Specified as: fullword integer, where:

If iprec = 0, lprcs >= 10.

If iprec = 1, lprcs >= 10+N_ROW.

If iprec = 2, lprcs >= 10+2(nnz)+N_ROW+N_COL+31

nnz is the number of non-zero elements (without duplicate coefficients) in the local part of the global general sparse matrix A.

desc_a

is the array descriptor for the global general sparse matrix A that was finalized in a call to PDSPASB.

Specified as: an array of length DLEN, containing fullword integers.

info

See On Return.

On Return

prcs

is the preconditioner data structure that must be pass unchanged to PDSPGIS.

Scope: local

Returned as: a one-dimensional array of (at least) length lprcs, containing long-precision real numbers.

info

has the following meaning, when info is present:

If info = 0, then no input-argument errors or computational errors occurred. This indicates a normal exit.

Note:: Because Parallel ESSL terminates the application if input-argument errors occur, the setting of info is irrelevant for these errors.

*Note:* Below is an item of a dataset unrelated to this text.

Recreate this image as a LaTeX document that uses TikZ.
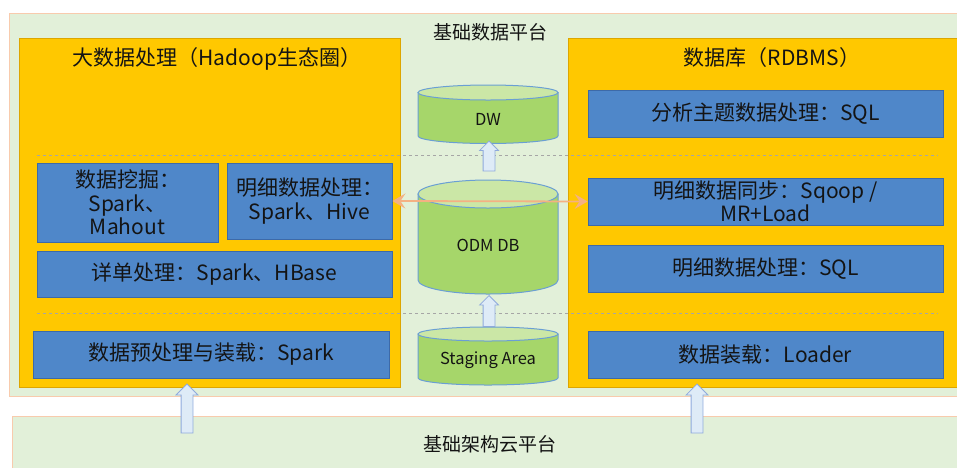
\documentclass[tikz,border=0pt]{standalone}
\usepackage{fontspec}
\setmainfont{Noto Sans CJK SC}
\usetikzlibrary{shapes.arrows,arrows.meta}
\definecolor{platfill}{HTML}{E2F0D9}
\definecolor{platline}{HTML}{F8CBAD}
\definecolor{yel}{HTML}{FFC800}
\definecolor{yelline}{HTML}{DDA600}
\definecolor{bluebox}{HTML}{4F87C9}
\definecolor{blueline}{HTML}{3D6AA8}
\definecolor{cylbody}{HTML}{A6D66A}
\definecolor{cyltop}{HTML}{CBE7A6}
\definecolor{cylline}{HTML}{6A9FD4}
\definecolor{arrfill}{HTML}{DEEBF7}
\definecolor{arrline}{HTML}{8FAADC}
\definecolor{salmon}{HTML}{F4B183}
\definecolor{txt}{HTML}{141414}
\tikzset{
  plat/.style={draw=platline, fill=platfill, line width=0.8pt},
  yelbox/.style={draw=yelline, fill=yel, line width=1pt},
  bluerect/.style={draw=blueline, fill=bluebox, line width=0.8pt, inner sep=0pt,
    text=txt, align=center, font=\fontsize{21}{23.5}\selectfont},
  title/.style={text=txt, font=\fontsize{21}{23}\selectfont, inner sep=0pt},
  plattext/.style={text=txt, font=\fontsize{19}{22}\selectfont, inner sep=0pt},
  cyltext/.style={text=txt, font=\fontsize{16.5}{18}\selectfont, inner sep=0pt},
  sep/.style={draw=gray!70, dashed, dash pattern=on 3pt off 3pt, line width=0.6pt},
  blockarrow/.style={single arrow, draw=arrline, fill=arrfill, line width=0.8pt,
    inner xsep=0pt, rotate=90},
  duo/.style={draw=salmon, line width=1.8pt,
    {Stealth[length=13pt,width=15pt,inset=5pt]}-{Stealth[length=13pt,width=15pt,inset=5pt]}},
  cylshape/.style={draw=cylline, line width=1pt}
}
\begin{document}
\begin{tikzpicture}[x=1pt,y=-1pt]
\useasboundingbox (0,0) rectangle (957,467);
\clip (0,0) rectangle (957,467);
% platforms
\draw[plat] (9,13) rectangle (975,396);
\draw[plat] (12,416) rectangle (975,480);
\node[plattext] (ptop) at (490,32) {基础数据平台};
\node[plattext] (pbot) at (490,444) {基础架构云平台};
% yellow boxes
\node[yelbox, minimum width=381pt, minimum height=349pt, inner sep=0pt] (hadoop) at (209.5,212.5) {};
\node[yelbox, minimum width=402pt, minimum height=349pt, inner sep=0pt] (rdbms) at (769,212.5) {};
\node[title] (htitle) at (217,59) {大数据处理（Hadoop生态圈）};
\node[title] (rtitle) at (772,58) {数据库（RDBMS）};
% dashed separators
\draw[sep] (37,155) -- (938,155);
\draw[sep] (37,313) -- (938,313);
% left blue boxes
\node[bluerect, minimum width=181pt, minimum height=79pt] (dm) at (127.5,202.5) {数据挖掘：\\Spark、\\Mahout};
\node[bluerect, minimum width=165pt, minimum height=76pt] (mx) at (309.5,201) {明细数据处理：\\Spark、Hive};
\node[bluerect, minimum width=355pt, minimum height=46pt] (xd) at (214.5,274) {详单处理：Spark、HBase};
\node[bluerect, minimum width=356pt, minimum height=47pt] (yc) at (211,354.5) {数据预处理与装载：Spark};
% right blue boxes
\node[bluerect, minimum width=355pt, minimum height=47pt] (fx) at (765.5,113.5) {分析主题数据处理：SQL};
\node[bluerect, minimum width=355pt, minimum height=47pt] (tb) at (765.5,201.5) {明细数据同步：Sqoop /\\MR+Load};
\node[bluerect, minimum width=355pt, minimum height=47pt] (sq) at (765.5,268.5) {明细数据处理：SQL};
\node[bluerect, minimum width=355pt, minimum height=47pt] (ld) at (765.5,354.5) {数据装载：Loader};
% cylinders
% DW
\path[cylshape, fill=cylbody] (418,92.5) -- (418,136) arc[start angle=180, end angle=0, x radius=70, y radius=7.5] -- (558,92.5) -- cycle;
\path[cylshape, fill=cyltop] (488,92.5) ellipse [x radius=70, y radius=7.5];
\node[cyltext] (dw) at (488,119) {DW};
% ODM DB
\path[cylshape, fill=cylbody] (418,194) -- (418,280) arc[start angle=180, end angle=0, x radius=70, y radius=14] -- (558,194) -- cycle;
\path[cylshape, fill=cyltop] (488,194) ellipse [x radius=70, y radius=14];
\node[cyltext] (odm) at (488,245) {ODM DB};
% Staging Area
\path[cylshape, fill=cylbody] (418,334) -- (418,378) arc[start angle=180, end angle=0, x radius=70, y radius=7] -- (558,334) -- cycle;
\path[cylshape, fill=cyltop] (488,334) ellipse [x radius=70, y radius=7];
\node[cyltext] (stg) at (488,360) {Staging Area};
% block arrows
\node[blockarrow, minimum height=30pt, inner ysep=5.5pt, single arrow head extend=3.5pt] (a1) at (489,159) {};
\node[blockarrow, minimum height=31pt, inner ysep=5.5pt, single arrow head extend=3.5pt] (a2) at (489,314) {};
\node[blockarrow, minimum height=49pt, inner ysep=5.5pt, single arrow head extend=5pt] (a3) at (187,411.5) {};
\node[blockarrow, minimum height=49pt, inner ysep=5.5pt, single arrow head extend=5pt] (a4) at (697,411.5) {};
% double arrow
\draw[duo] (mx.east) -- (tb.west);
\end{tikzpicture}
\end{document}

If info > 0, the value stored in info indicates the row index in the global general sparse matrix A where the preconditioner failed.

Scope: global

Returned as: a fullword integer; info >= 0.

Notes and Coding Rules

Before you call this subroutine, you must have called PDGEASB and PDSPASB.
In your C program, info must be passed by reference.
For more details about N_ROW, N_COL, and other elements of desc_a, see Table 28.
For details about some of the elements stored in infoa see Table 27.
The convergence rate of an iterative method as applied to a given system of linear equations depends on the spectral properties of the coefficient matrix of the linear system; therefore it is often convenient to apply a linear transformation to the system such that the solution of the transformed system is the same (in exact arithmetic) as that of the original, but the spectral properties and the convergence behavior are more favorable. Such a transformation is called preconditioning. If a matrix M approximates A, then:
(M^-1)Ax = (M^-1)b
is a preconditioned system and M is called a preconditioner. In practice, the new coefficient matrix (M^-1)A is almost never formed explicitly, but rather its action is computed during the application of the iterative method. The effectiveness of the preconditioning operation depends on a trade-off between how well M approximates A and how costly it is to compute and invert it; no single preconditioner will give best overall performance under all situations. Note finally that it is quite rare for a linear system to behave well enough so as not to require preconditioning; indeed most linear systems originating from the the discretization of difficult physical problems require preconditioning to have any convergence at all.

Error Conditions

Computational Errors

The preconditioner for the sparse matrix A is unstable. For details, see the info output argument for this subroutine.

Resource Errors

Unable to allocate work space.

Input-Argument and Miscellaneous Errors

Stage 1:

The BLACS context is invalid.

Stage 2:

This subroutine was called from outside the process grid.

Stage 3:

The process grid is not np × 1.
desc_a is not valid.
iprec <> 0, 1, or 2
iprec = 0 and lprcs < 10
iprec = 1 and lprcs < 10+N_ROW
iprec = 2 and lprcs < 10+2(nnz)+N_ROW+N_COL+31
The storage format for A is not supported.

Stage 4:

Each of the following global input arguments are checked to determine whether its value differs from the value specified on process P₀₀:

iprec differs.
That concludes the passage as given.